- _Directions_
In the listing below, pick out lines with "this".

- _Plotting code records_
◆ ◆ ◆ ◆ ◆ ◆ ◆
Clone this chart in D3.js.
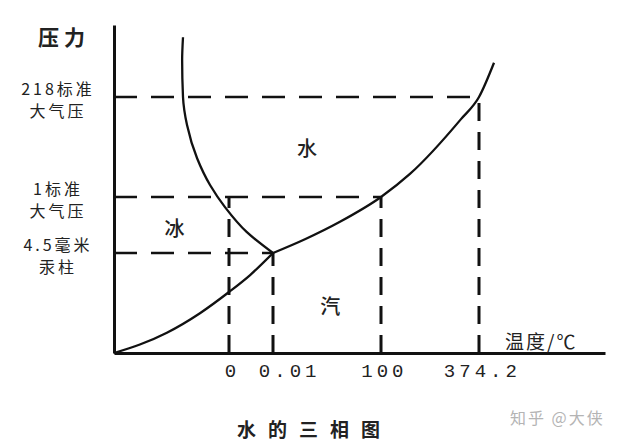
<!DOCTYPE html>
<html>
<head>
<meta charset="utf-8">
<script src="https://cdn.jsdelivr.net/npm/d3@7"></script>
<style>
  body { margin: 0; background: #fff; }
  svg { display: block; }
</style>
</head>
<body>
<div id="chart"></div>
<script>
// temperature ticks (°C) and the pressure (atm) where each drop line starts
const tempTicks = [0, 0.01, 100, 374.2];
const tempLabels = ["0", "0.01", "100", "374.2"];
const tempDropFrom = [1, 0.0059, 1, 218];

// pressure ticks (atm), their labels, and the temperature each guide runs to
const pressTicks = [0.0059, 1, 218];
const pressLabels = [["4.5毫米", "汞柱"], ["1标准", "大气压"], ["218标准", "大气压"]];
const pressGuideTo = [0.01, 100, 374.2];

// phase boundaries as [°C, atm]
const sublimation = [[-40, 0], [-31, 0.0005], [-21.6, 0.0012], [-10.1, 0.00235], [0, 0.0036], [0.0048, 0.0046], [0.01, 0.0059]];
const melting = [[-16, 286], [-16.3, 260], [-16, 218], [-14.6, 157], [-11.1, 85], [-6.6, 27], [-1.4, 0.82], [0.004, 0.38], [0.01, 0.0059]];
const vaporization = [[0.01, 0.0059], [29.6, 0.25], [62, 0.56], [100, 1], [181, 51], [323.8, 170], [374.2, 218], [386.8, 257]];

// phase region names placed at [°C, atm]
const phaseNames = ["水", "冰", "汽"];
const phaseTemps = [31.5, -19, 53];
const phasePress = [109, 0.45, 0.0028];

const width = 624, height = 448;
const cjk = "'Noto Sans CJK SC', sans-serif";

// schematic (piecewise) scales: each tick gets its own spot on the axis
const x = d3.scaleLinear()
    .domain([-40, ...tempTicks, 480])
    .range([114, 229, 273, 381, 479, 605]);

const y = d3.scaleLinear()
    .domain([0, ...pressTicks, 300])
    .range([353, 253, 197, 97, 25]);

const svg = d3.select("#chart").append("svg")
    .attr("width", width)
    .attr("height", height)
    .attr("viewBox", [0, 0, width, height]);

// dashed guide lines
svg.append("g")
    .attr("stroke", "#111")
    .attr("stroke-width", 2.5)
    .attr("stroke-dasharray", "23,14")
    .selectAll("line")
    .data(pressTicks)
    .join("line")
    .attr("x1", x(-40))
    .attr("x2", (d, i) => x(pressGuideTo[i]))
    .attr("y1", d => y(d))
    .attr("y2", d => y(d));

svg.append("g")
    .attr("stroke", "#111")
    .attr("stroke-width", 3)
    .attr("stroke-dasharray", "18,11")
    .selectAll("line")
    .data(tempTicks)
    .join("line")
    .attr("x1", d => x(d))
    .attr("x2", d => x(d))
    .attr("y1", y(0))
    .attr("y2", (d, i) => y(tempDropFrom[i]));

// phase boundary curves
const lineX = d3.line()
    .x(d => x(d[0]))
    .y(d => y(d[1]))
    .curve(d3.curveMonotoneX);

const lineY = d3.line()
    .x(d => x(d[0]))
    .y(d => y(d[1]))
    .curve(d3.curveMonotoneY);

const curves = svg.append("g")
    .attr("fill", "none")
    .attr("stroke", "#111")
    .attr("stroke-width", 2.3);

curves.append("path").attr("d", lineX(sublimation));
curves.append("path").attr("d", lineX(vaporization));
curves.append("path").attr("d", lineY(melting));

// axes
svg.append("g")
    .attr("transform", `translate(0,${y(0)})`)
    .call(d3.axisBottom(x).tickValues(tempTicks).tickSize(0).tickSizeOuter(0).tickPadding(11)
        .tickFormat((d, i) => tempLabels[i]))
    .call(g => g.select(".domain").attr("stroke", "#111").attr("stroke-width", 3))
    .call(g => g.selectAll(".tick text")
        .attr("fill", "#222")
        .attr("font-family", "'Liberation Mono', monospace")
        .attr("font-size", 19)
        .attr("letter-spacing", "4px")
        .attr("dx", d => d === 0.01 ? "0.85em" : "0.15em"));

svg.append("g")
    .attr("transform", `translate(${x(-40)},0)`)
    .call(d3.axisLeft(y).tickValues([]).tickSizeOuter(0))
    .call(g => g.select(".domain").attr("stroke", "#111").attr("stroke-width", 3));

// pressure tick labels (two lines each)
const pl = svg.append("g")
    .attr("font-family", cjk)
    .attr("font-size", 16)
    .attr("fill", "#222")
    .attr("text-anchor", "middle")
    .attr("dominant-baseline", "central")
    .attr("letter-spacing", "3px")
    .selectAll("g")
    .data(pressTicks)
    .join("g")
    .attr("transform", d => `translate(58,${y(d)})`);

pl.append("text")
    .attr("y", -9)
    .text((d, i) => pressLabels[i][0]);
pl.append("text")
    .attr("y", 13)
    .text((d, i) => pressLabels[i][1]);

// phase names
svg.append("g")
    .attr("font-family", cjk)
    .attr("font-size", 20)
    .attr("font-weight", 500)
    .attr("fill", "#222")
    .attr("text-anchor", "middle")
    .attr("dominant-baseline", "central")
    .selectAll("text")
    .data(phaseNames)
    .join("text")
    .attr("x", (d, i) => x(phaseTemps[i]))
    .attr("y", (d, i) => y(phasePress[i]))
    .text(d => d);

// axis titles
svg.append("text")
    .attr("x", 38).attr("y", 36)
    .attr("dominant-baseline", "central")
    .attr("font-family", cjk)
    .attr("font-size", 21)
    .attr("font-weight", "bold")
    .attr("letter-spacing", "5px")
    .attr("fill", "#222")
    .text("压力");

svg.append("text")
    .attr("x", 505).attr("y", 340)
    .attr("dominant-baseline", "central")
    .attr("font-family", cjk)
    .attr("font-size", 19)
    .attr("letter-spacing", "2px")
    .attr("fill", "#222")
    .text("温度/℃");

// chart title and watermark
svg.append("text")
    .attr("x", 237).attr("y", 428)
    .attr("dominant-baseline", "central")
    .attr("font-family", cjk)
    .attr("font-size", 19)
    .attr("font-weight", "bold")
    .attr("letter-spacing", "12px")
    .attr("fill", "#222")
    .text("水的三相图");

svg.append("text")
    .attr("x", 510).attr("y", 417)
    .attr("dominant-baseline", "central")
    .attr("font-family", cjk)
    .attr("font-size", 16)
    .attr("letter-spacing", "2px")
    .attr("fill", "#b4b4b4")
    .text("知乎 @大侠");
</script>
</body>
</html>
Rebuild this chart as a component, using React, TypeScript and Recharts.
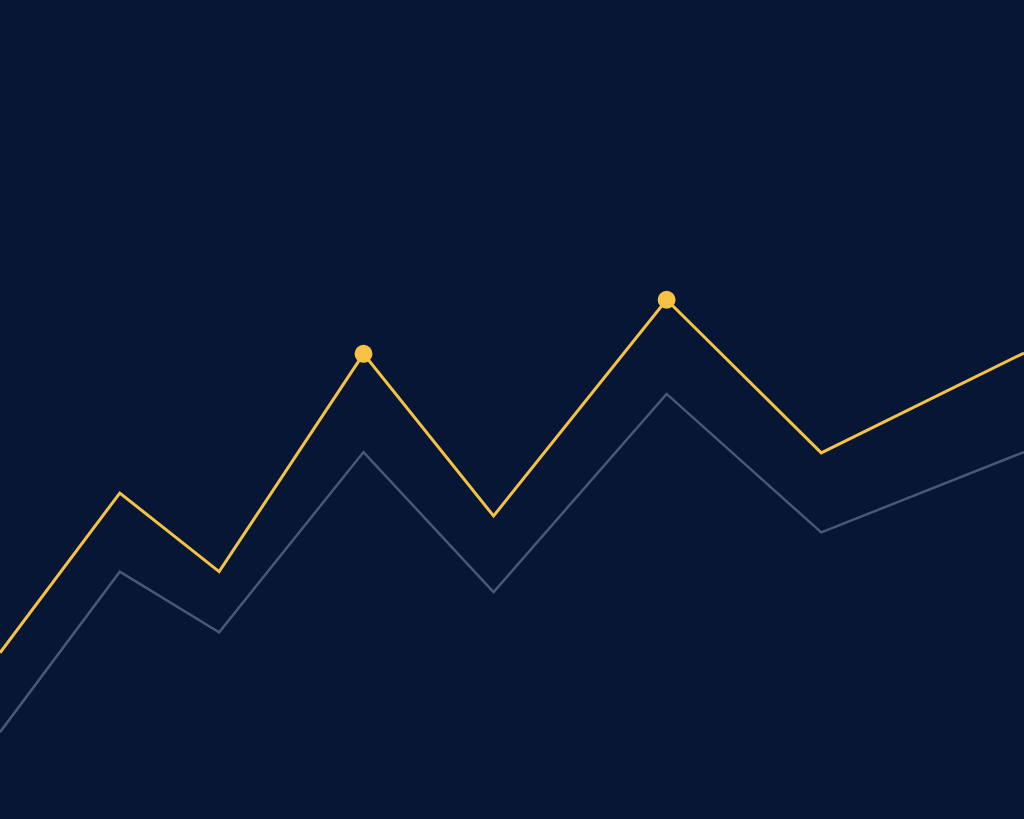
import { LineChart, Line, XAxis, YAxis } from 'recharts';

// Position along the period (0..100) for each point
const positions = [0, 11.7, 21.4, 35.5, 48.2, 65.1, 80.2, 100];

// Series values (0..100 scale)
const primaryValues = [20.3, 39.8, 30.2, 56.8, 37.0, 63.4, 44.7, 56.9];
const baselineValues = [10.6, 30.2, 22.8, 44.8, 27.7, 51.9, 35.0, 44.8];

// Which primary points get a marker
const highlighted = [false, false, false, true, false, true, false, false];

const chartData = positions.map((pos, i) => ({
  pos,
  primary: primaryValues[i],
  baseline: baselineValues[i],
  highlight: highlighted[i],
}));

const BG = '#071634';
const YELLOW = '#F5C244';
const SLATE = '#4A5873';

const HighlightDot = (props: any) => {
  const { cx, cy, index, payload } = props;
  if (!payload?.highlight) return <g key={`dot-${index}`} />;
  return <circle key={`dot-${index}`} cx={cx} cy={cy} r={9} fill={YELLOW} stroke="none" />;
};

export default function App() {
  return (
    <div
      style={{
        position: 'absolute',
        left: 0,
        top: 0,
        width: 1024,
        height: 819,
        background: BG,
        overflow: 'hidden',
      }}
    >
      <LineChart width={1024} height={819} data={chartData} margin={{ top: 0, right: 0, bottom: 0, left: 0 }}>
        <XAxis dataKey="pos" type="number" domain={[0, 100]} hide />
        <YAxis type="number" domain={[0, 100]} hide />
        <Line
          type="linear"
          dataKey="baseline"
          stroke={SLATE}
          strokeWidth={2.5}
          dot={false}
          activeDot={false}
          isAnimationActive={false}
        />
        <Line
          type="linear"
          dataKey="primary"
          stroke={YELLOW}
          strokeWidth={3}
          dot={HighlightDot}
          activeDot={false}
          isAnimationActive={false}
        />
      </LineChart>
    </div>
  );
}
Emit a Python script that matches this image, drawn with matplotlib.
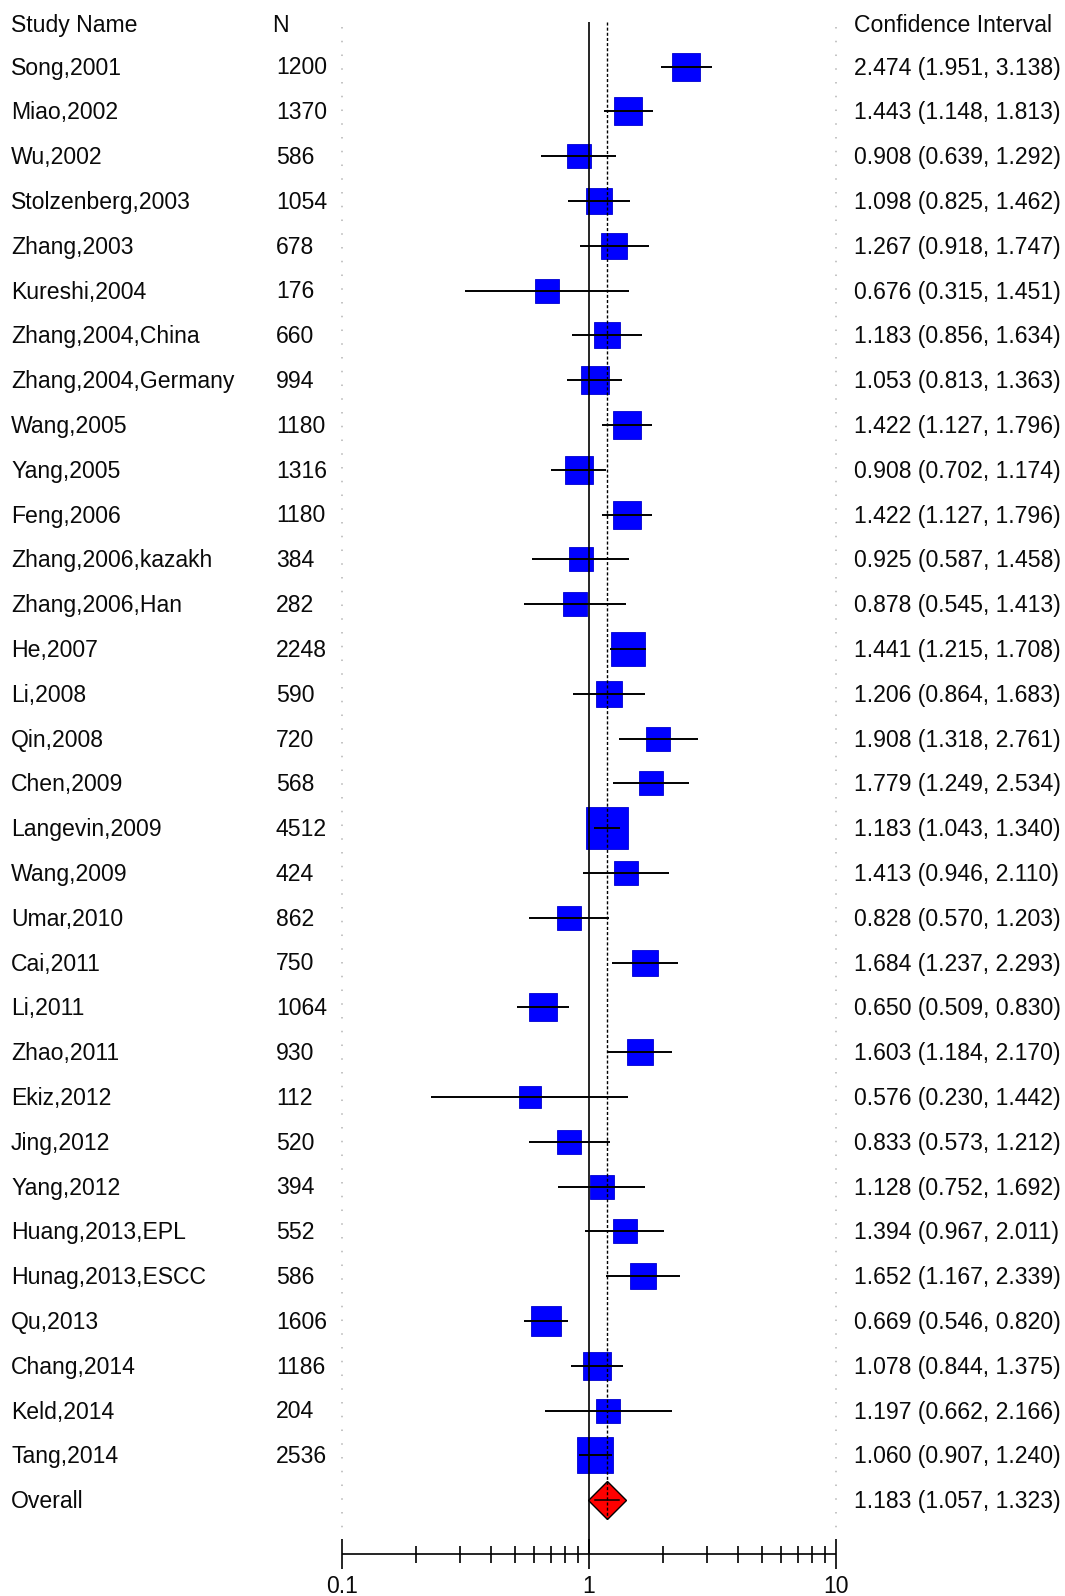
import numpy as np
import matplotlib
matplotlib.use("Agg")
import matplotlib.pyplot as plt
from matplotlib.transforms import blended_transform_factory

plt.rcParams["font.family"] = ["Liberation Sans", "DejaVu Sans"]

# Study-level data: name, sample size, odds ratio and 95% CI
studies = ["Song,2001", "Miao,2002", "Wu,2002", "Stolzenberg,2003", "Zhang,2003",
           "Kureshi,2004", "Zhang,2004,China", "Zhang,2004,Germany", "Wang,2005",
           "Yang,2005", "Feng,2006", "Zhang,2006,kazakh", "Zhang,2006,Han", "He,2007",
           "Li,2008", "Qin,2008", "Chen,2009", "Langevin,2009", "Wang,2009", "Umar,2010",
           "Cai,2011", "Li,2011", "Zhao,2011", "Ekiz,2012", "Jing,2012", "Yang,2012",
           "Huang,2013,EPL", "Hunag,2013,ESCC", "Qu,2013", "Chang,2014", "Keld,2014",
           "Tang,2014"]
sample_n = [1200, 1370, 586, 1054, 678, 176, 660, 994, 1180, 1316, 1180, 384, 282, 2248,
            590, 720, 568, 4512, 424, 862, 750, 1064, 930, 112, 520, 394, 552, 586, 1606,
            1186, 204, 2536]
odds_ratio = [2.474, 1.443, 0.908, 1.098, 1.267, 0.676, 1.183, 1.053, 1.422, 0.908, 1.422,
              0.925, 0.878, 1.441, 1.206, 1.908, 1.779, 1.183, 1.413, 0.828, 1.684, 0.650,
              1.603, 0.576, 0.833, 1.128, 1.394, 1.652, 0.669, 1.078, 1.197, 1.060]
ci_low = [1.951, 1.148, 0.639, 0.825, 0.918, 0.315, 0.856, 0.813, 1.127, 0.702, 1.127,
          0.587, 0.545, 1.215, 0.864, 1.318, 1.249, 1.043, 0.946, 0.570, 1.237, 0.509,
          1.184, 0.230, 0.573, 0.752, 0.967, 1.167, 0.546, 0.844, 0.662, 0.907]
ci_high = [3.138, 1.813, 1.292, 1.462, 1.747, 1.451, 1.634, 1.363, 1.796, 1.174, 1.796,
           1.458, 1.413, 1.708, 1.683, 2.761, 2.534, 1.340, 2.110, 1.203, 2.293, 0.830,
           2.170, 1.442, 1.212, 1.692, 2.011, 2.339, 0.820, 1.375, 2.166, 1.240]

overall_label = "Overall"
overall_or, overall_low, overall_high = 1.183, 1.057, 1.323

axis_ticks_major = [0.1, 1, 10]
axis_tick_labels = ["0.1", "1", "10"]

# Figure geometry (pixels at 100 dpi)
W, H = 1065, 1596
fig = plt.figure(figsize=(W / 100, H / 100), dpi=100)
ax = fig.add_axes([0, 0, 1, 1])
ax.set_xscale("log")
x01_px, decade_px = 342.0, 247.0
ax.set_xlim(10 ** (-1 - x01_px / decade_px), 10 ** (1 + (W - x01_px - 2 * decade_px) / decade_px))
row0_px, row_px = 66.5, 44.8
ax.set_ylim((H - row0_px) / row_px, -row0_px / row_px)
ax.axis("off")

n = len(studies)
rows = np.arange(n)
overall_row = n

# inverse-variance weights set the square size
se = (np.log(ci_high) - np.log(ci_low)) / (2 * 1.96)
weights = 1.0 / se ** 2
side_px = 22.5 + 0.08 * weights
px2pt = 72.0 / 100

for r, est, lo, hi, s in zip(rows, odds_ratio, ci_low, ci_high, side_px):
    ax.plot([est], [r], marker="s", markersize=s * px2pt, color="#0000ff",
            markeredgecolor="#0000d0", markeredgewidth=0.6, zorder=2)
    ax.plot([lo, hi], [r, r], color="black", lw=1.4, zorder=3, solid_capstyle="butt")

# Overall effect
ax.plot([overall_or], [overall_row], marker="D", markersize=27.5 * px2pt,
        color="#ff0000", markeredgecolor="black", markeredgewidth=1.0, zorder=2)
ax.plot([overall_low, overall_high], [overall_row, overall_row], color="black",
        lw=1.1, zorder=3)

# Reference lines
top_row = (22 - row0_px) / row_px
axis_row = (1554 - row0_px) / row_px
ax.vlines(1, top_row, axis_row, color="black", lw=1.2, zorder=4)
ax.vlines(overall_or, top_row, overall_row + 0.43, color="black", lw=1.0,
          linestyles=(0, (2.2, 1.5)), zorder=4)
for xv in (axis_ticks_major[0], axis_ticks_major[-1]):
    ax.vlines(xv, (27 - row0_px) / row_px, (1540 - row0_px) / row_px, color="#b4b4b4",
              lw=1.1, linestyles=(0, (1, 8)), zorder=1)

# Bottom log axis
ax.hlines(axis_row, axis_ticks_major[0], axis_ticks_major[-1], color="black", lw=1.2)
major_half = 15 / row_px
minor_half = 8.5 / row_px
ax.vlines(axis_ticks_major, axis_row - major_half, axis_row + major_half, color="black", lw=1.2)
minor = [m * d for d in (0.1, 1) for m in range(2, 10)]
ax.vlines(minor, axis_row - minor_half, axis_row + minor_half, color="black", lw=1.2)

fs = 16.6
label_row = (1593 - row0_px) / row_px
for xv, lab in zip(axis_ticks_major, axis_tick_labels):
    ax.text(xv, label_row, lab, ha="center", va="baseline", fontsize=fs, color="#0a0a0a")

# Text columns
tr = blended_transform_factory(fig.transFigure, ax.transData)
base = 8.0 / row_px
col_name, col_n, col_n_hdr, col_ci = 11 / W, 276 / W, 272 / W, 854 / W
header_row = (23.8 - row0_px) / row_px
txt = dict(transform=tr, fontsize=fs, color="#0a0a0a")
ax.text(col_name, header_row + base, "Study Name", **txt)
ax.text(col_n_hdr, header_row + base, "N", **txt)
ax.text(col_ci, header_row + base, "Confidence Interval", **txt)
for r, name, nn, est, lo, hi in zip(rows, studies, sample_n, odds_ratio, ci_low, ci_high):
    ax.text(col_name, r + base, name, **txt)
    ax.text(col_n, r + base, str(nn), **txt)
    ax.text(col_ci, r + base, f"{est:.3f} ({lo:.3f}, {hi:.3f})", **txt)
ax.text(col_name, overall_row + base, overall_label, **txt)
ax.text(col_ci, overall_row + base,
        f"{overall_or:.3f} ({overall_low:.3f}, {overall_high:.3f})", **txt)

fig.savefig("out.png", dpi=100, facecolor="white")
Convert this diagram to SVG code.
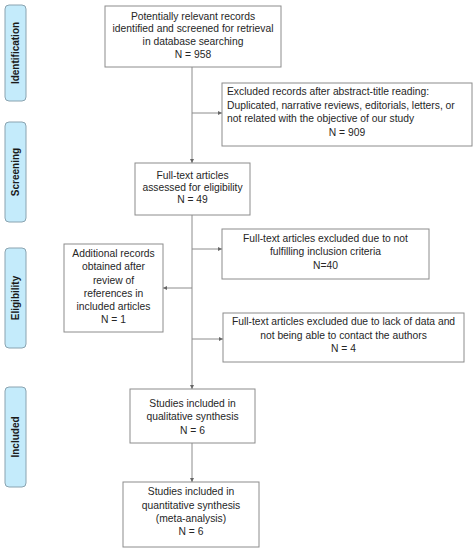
◆ ◆ ◆ ◆ ◆ ◆ ◆
- _Solution to the problem_
Clone this chart in D3.js.
Rebuild this chart as a component, using React, TypeScript and Recharts.
Emit a Python script that matches this image, drawn with matplotlib.
Convert this diagram to SVG code.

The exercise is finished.